- **Material to process**
──────────

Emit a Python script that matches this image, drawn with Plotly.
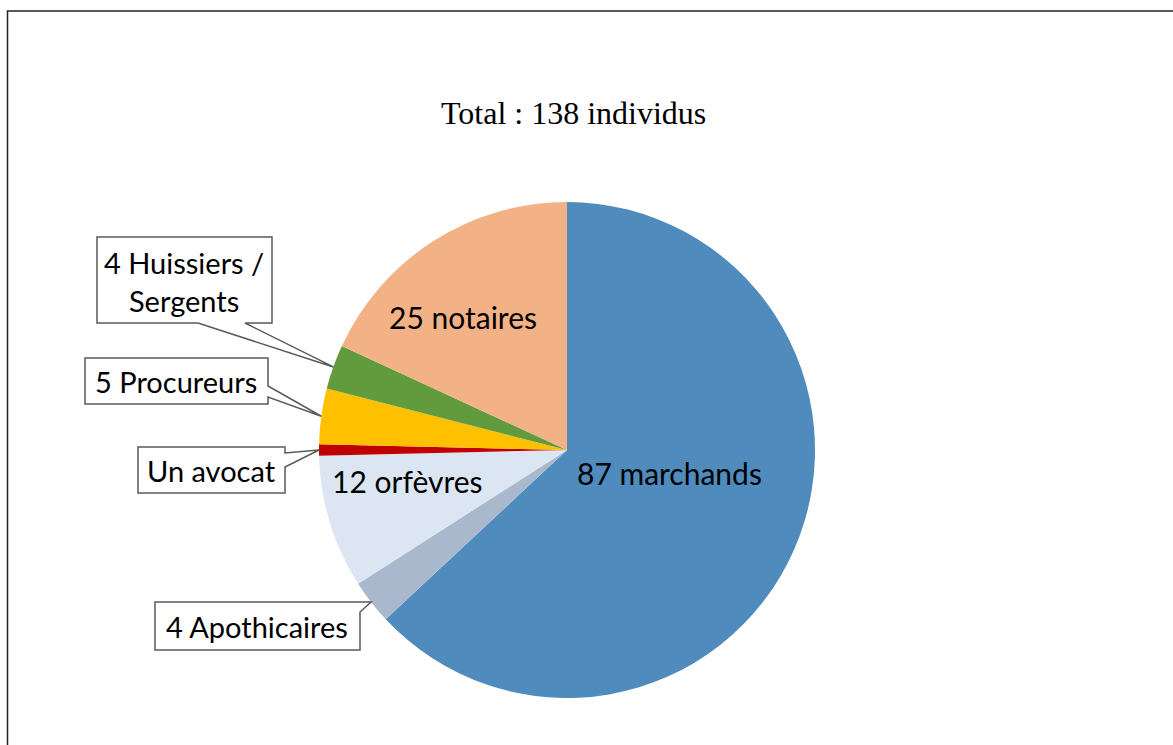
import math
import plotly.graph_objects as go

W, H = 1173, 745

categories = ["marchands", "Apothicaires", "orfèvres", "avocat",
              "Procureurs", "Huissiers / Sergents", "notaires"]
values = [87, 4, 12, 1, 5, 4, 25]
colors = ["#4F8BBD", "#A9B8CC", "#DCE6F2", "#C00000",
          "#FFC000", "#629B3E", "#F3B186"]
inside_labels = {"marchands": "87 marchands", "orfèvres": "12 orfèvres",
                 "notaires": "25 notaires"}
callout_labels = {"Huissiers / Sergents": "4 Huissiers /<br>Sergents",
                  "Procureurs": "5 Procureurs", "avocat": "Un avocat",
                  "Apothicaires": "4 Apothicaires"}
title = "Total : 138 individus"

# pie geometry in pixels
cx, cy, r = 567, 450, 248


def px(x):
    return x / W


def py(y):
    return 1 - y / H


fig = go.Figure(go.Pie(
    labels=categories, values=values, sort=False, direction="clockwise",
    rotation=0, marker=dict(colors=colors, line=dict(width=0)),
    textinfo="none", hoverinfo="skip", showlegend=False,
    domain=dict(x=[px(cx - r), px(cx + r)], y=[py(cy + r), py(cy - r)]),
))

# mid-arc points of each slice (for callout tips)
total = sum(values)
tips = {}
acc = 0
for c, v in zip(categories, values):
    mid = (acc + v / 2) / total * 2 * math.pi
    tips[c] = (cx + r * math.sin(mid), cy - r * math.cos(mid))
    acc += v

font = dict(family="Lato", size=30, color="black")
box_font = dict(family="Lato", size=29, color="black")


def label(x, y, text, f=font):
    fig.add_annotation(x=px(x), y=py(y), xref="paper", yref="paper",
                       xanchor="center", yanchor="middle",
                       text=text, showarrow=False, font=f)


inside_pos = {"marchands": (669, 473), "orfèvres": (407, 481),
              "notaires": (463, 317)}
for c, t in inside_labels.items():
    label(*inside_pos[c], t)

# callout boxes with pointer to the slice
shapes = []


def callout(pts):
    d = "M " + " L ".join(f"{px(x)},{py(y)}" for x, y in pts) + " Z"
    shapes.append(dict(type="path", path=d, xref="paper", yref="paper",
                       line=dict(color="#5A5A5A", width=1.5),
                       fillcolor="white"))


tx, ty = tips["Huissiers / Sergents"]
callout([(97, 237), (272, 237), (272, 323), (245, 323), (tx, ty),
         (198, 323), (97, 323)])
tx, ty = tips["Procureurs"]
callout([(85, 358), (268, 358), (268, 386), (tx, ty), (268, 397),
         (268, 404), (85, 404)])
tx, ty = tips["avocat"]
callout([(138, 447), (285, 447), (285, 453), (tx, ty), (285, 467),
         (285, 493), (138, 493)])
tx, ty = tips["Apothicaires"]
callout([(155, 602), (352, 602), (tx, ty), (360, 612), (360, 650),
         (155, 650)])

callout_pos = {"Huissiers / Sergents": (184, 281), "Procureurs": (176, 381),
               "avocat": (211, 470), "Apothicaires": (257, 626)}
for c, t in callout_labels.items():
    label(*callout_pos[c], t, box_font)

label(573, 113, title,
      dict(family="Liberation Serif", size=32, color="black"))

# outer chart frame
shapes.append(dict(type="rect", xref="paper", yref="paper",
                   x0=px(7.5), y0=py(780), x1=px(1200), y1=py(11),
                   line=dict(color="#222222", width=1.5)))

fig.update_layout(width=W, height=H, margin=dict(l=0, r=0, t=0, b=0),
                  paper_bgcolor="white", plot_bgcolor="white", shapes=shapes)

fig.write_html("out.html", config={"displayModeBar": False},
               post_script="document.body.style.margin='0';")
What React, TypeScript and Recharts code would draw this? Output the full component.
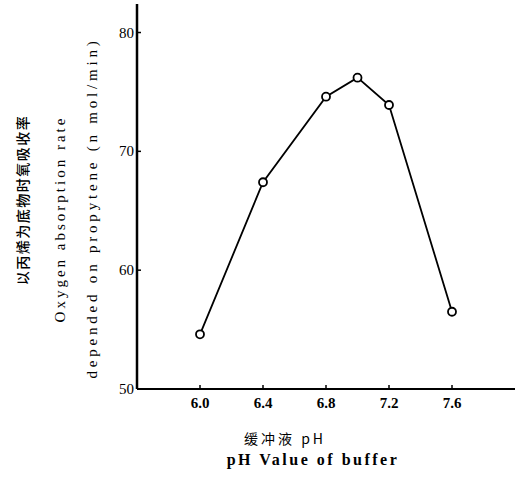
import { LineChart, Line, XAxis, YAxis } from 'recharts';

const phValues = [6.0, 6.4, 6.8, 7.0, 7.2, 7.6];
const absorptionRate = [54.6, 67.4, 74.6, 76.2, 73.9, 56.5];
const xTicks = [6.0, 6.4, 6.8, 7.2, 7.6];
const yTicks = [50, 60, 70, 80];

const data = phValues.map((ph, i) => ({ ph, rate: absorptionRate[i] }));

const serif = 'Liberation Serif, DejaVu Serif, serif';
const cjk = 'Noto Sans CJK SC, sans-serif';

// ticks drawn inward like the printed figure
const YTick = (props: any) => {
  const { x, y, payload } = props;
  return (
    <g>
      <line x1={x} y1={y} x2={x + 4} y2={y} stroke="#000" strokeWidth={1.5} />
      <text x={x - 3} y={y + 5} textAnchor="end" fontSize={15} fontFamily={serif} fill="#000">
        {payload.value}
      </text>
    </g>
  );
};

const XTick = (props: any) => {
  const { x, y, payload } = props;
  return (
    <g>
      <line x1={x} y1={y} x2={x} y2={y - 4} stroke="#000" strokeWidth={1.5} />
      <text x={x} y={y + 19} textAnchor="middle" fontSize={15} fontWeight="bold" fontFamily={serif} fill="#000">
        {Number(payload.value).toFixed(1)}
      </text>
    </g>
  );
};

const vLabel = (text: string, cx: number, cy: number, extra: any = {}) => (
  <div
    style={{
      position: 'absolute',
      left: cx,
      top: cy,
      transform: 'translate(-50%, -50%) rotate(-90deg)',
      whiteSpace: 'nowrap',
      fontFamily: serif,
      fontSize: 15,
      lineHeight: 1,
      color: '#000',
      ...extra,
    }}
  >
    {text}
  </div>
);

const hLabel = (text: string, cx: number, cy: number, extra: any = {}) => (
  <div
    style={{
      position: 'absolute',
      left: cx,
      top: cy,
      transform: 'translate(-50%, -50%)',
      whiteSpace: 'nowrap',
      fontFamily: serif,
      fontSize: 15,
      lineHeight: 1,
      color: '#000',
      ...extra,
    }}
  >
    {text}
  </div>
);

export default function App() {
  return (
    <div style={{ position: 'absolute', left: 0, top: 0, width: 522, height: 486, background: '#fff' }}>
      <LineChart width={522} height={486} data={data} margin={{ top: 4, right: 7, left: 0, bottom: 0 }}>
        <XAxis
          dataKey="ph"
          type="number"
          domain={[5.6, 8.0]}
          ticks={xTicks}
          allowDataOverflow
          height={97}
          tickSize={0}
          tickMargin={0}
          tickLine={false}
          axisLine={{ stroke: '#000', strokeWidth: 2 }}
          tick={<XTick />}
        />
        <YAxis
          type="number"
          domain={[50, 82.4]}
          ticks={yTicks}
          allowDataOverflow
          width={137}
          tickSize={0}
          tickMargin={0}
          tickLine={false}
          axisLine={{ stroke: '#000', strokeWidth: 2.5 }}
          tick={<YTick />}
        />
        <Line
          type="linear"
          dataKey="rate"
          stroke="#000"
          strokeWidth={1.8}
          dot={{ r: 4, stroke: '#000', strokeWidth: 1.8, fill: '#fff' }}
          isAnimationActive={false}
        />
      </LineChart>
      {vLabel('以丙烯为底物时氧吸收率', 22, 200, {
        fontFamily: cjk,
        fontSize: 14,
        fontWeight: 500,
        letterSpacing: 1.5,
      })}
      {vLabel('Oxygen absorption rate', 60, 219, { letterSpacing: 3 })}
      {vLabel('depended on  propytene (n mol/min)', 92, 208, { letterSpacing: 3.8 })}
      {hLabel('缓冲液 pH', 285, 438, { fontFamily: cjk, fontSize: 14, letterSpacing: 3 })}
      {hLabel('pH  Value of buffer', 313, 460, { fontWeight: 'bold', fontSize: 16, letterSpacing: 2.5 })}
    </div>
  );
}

──────────

- **Directive**
Make an exact reproduction of the listing above, without any pictures.

- **Solution**
Emit a Python script that matches this image, drawn with Plotly.
import math
import plotly.graph_objects as go

W, H = 1173, 745

categories = ["marchands", "Apothicaires", "orfèvres", "avocat",
              "Procureurs", "Huissiers / Sergents", "notaires"]
values = [87, 4, 12, 1, 5, 4, 25]
colors = ["#4F8BBD", "#A9B8CC", "#DCE6F2", "#C00000",
          "#FFC000", "#629B3E", "#F3B186"]
inside_labels = {"marchands": "87 marchands", "orfèvres": "12 orfèvres",
                 "notaires": "25 notaires"}
callout_labels = {"Huissiers / Sergents": "4 Huissiers /<br>Sergents",
                  "Procureurs": "5 Procureurs", "avocat": "Un avocat",
                  "Apothicaires": "4 Apothicaires"}
title = "Total : 138 individus"

# pie geometry in pixels
cx, cy, r = 567, 450, 248


def px(x):
    return x / W


def py(y):
    return 1 - y / H


fig = go.Figure(go.Pie(
    labels=categories, values=values, sort=False, direction="clockwise",
    rotation=0, marker=dict(colors=colors, line=dict(width=0)),
    textinfo="none", hoverinfo="skip", showlegend=False,
    domain=dict(x=[px(cx - r), px(cx + r)], y=[py(cy + r), py(cy - r)]),
))

# mid-arc points of each slice (for callout tips)
total = sum(values)
tips = {}
acc = 0
for c, v in zip(categories, values):
    mid = (acc + v / 2) / total * 2 * math.pi
    tips[c] = (cx + r * math.sin(mid), cy - r * math.cos(mid))
    acc += v

font = dict(family="Lato", size=30, color="black")
box_font = dict(family="Lato", size=29, color="black")


def label(x, y, text, f=font):
    fig.add_annotation(x=px(x), y=py(y), xref="paper", yref="paper",
                       xanchor="center", yanchor="middle",
                       text=text, showarrow=False, font=f)


inside_pos = {"marchands": (669, 473), "orfèvres": (407, 481),
              "notaires": (463, 317)}
for c, t in inside_labels.items():
    label(*inside_pos[c], t)

# callout boxes with pointer to the slice
shapes = []


def callout(pts):
    d = "M " + " L ".join(f"{px(x)},{py(y)}" for x, y in pts) + " Z"
    shapes.append(dict(type="path", path=d, xref="paper", yref="paper",
                       line=dict(color="#5A5A5A", width=1.5),
                       fillcolor="white"))


tx, ty = tips["Huissiers / Sergents"]
callout([(97, 237), (272, 237), (272, 323), (245, 323), (tx, ty),
         (198, 323), (97, 323)])
tx, ty = tips["Procureurs"]
callout([(85, 358), (268, 358), (268, 386), (tx, ty), (268, 397),
         (268, 404), (85, 404)])
tx, ty = tips["avocat"]
callout([(138, 447), (285, 447), (285, 453), (tx, ty), (285, 467),
         (285, 493), (138, 493)])
tx, ty = tips["Apothicaires"]
callout([(155, 602), (352, 602), (tx, ty), (360, 612), (360, 650),
         (155, 650)])

callout_pos = {"Huissiers / Sergents": (184, 281), "Procureurs": (176, 381),
               "avocat": (211, 470), "Apothicaires": (257, 626)}
for c, t in callout_labels.items():
    label(*callout_pos[c], t, box_font)

label(573, 113, title,
      dict(family="Liberation Serif", size=32, color="black"))

# outer chart frame
shapes.append(dict(type="rect", xref="paper", yref="paper",
                   x0=px(7.5), y0=py(780), x1=px(1200), y1=py(11),
                   line=dict(color="#222222", width=1.5)))

fig.update_layout(width=W, height=H, margin=dict(l=0, r=0, t=0, b=0),
                  paper_bgcolor="white", plot_bgcolor="white", shapes=shapes)

fig.write_html("out.html", config={"displayModeBar": False},
               post_script="document.body.style.margin='0';")
What React, TypeScript and Recharts code would draw this? Output the full component.
import { LineChart, Line, XAxis, YAxis } from 'recharts';

const phValues = [6.0, 6.4, 6.8, 7.0, 7.2, 7.6];
const absorptionRate = [54.6, 67.4, 74.6, 76.2, 73.9, 56.5];
const xTicks = [6.0, 6.4, 6.8, 7.2, 7.6];
const yTicks = [50, 60, 70, 80];

const data = phValues.map((ph, i) => ({ ph, rate: absorptionRate[i] }));

const serif = 'Liberation Serif, DejaVu Serif, serif';
const cjk = 'Noto Sans CJK SC, sans-serif';

// ticks drawn inward like the printed figure
const YTick = (props: any) => {
  const { x, y, payload } = props;
  return (
    <g>
      <line x1={x} y1={y} x2={x + 4} y2={y} stroke="#000" strokeWidth={1.5} />
      <text x={x - 3} y={y + 5} textAnchor="end" fontSize={15} fontFamily={serif} fill="#000">
        {payload.value}
      </text>
    </g>
  );
};

const XTick = (props: any) => {
  const { x, y, payload } = props;
  return (
    <g>
      <line x1={x} y1={y} x2={x} y2={y - 4} stroke="#000" strokeWidth={1.5} />
      <text x={x} y={y + 19} textAnchor="middle" fontSize={15} fontWeight="bold" fontFamily={serif} fill="#000">
        {Number(payload.value).toFixed(1)}
      </text>
    </g>
  );
};

const vLabel = (text: string, cx: number, cy: number, extra: any = {}) => (
  <div
    style={{
      position: 'absolute',
      left: cx,
      top: cy,
      transform: 'translate(-50%, -50%) rotate(-90deg)',
      whiteSpace: 'nowrap',
      fontFamily: serif,
      fontSize: 15,
      lineHeight: 1,
      color: '#000',
      ...extra,
    }}
  >
    {text}
  </div>
);

const hLabel = (text: string, cx: number, cy: number, extra: any = {}) => (
  <div
    style={{
      position: 'absolute',
      left: cx,
      top: cy,
      transform: 'translate(-50%, -50%)',
      whiteSpace: 'nowrap',
      fontFamily: serif,
      fontSize: 15,
      lineHeight: 1,
      color: '#000',
      ...extra,
    }}
  >
    {text}
  </div>
);

export default function App() {
  return (
    <div style={{ position: 'absolute', left: 0, top: 0, width: 522, height: 486, background: '#fff' }}>
      <LineChart width={522} height={486} data={data} margin={{ top: 4, right: 7, left: 0, bottom: 0 }}>
        <XAxis
          dataKey="ph"
          type="number"
          domain={[5.6, 8.0]}
          ticks={xTicks}
          allowDataOverflow
          height={97}
          tickSize={0}
          tickMargin={0}
          tickLine={false}
          axisLine={{ stroke: '#000', strokeWidth: 2 }}
          tick={<XTick />}
        />
        <YAxis
          type="number"
          domain={[50, 82.4]}
          ticks={yTicks}
          allowDataOverflow
          width={137}
          tickSize={0}
          tickMargin={0}
          tickLine={false}
          axisLine={{ stroke: '#000', strokeWidth: 2.5 }}
          tick={<YTick />}
        />
        <Line
          type="linear"
          dataKey="rate"
          stroke="#000"
          strokeWidth={1.8}
          dot={{ r: 4, stroke: '#000', strokeWidth: 1.8, fill: '#fff' }}
          isAnimationActive={false}
        />
      </LineChart>
      {vLabel('以丙烯为底物时氧吸收率', 22, 200, {
        fontFamily: cjk,
        fontSize: 14,
        fontWeight: 500,
        letterSpacing: 1.5,
      })}
      {vLabel('Oxygen absorption rate', 60, 219, { letterSpacing: 3 })}
      {vLabel('depended on  propytene (n mol/min)', 92, 208, { letterSpacing: 3.8 })}
      {hLabel('缓冲液 pH', 285, 438, { fontFamily: cjk, fontSize: 14, letterSpacing: 3 })}
      {hLabel('pH  Value of buffer', 313, 460, { fontWeight: 'bold', fontSize: 16, letterSpacing: 2.5 })}
    </div>
  );
}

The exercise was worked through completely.